Toward a “Franco-Sensitive” Way of Administering the Provincial Offences Act
The beginning of a new year always invigorates me. In fact, the fresh start inspires me so much that I had difficulty containing my enthusiasm when the French Language Services Bench and Bar Advisory Committee released its report entitled Access to Justice in French and especially when the Attorney General made a commitment to ensure that its promising recommendations of a renewal of access to justice in French are implemented.
The report is such a watershed for the Francophone community that I decided to review each of its recommendations in my blog, a series that continues in this posting on the Provincial Offences Act (POA).
Why did the Advisory Committee focus on this act in particular? In the Committee’s own words, “[p]rocedures under the POA do not allow for seamless and easily accessible French language services”.
This is the issue in broad terms: the POA sets out the procedures for offences subject to summary conviction, such as parking infractions. Between 1998 and 2002, responsibility for administering the POA was transferred to municipalities, and if a municipality does not have a French-language services by-law, its enforcement officers may fill the Ministry of the Attorney General’s bilingual forms in English only to initiate a summary charge process. In many cases, Francophone citizens must first challenge a provincial offence charge before they can be heard in French, because when they do so, their case falls under the Courts of Justice Act, which stipulates the right to a bilingual hearing.
Complaints about the lack of French in the POA procedures are not rare at the Commissioner’s Office. For example, only last November, a Francophone citizen of Toronto told us the following story: A Toronto police officer served him with a notice, filled in English only, requiring him to appear in court on a particular date. The citizen in question wanted to be heard in French. However, there was nothing about that possibility on the Ministry’s form he received.
From contacts at the Attorney General’s office, we learned that the citizen had been charged under part III of the POA, which obliged him to appear before a judge at the time and place indicated (in English only) on the form. On appearing, the citizen would be asked to respond to the charge (quite probably in English, unless he was lucky enough to draw a bilingual judge), and if – and only if – he decided to contest the charge against him (in English only, of course), he would be offered the opportunity to exercise his right to speak French at the next hearing.
This type of complaint is problematic for the Commissioner’s Office for countless reasons, in particular the fact that clarifications – which are awfully complex, by the way – can come only from the Ministry of the Attorney General, since the POA covers numerous offences, each of which is different. Despite the explanation provided by the Ministry, the complainant’s case can seldom be resolved, since the beginning of the process falls under municipal jurisdiction (not provincial).

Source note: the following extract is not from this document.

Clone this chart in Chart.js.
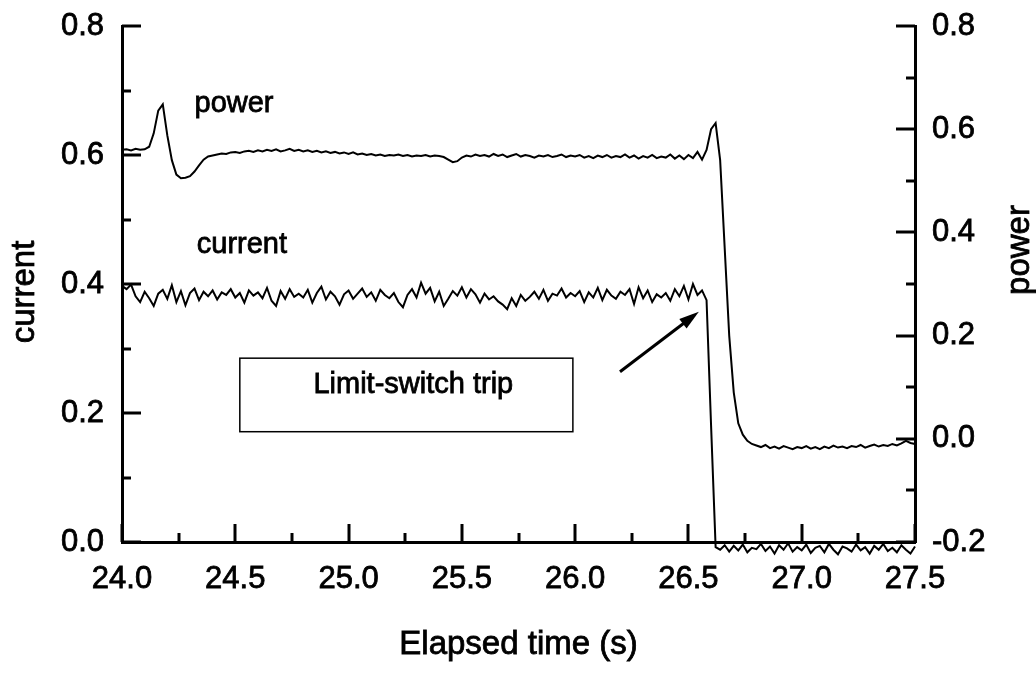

The Commissioner’s staff spend hours on this type of case, particularly on explaining the POA’s convoluted process to complainants.
In short, the POA process can be unfair to French-speaking Ontarians seeking justice, because as things stand now, it sometimes requires them to be fluent in English (and I mean “fluent”, since the offence notices often contain legal jargon that is incomprehensible in one’s second language!).
For me, this issue is so important that it has its own section in each of my last four annual reports: section 4.2.1 of the 2008-2009 Annual Report (which led to the Access to Justice in French report), section 4.2.1 of the 2009-2010 Annual Report, section 2.2.3 of the 2010-2011 Annual Report and section 3.3.4 of the 2011-2012 Annual Report.
The perseverance of citizens complaining to the Commissioner’s Office finally seems to be bearing fruit, since in its report, the Advisory Committee makes significant recommendations about the administration of the POA, including the following:
- develop proactive procedures to ensure that French speakers are informed at the earliest possible opportunity of their right to services in French, particularly with the support of representatives of municipalities and municipal police services;
- develop procedures to ensure easy, rapid access to French-language services;
- establish out-of-court services (i.e., prior to any appearance in court) in French for the payment of parking infraction notices;
- facilitate access to bilingual justices of the peace, e.g., by telephone or videoconference.
I am delighted with the Advisory Committee’s keen analysis of the question in section 4.3.3 of the Access to Justice in French report and in particular with the positive impact that I am already sensing for Francophone litigants in Ontario. A nice thought to start off the year, don’t you think?
I will return soon with yet another posting on another important conclusion of the French Language Services Bench and Bar Advisory Committee’s report on Access to Justice in French.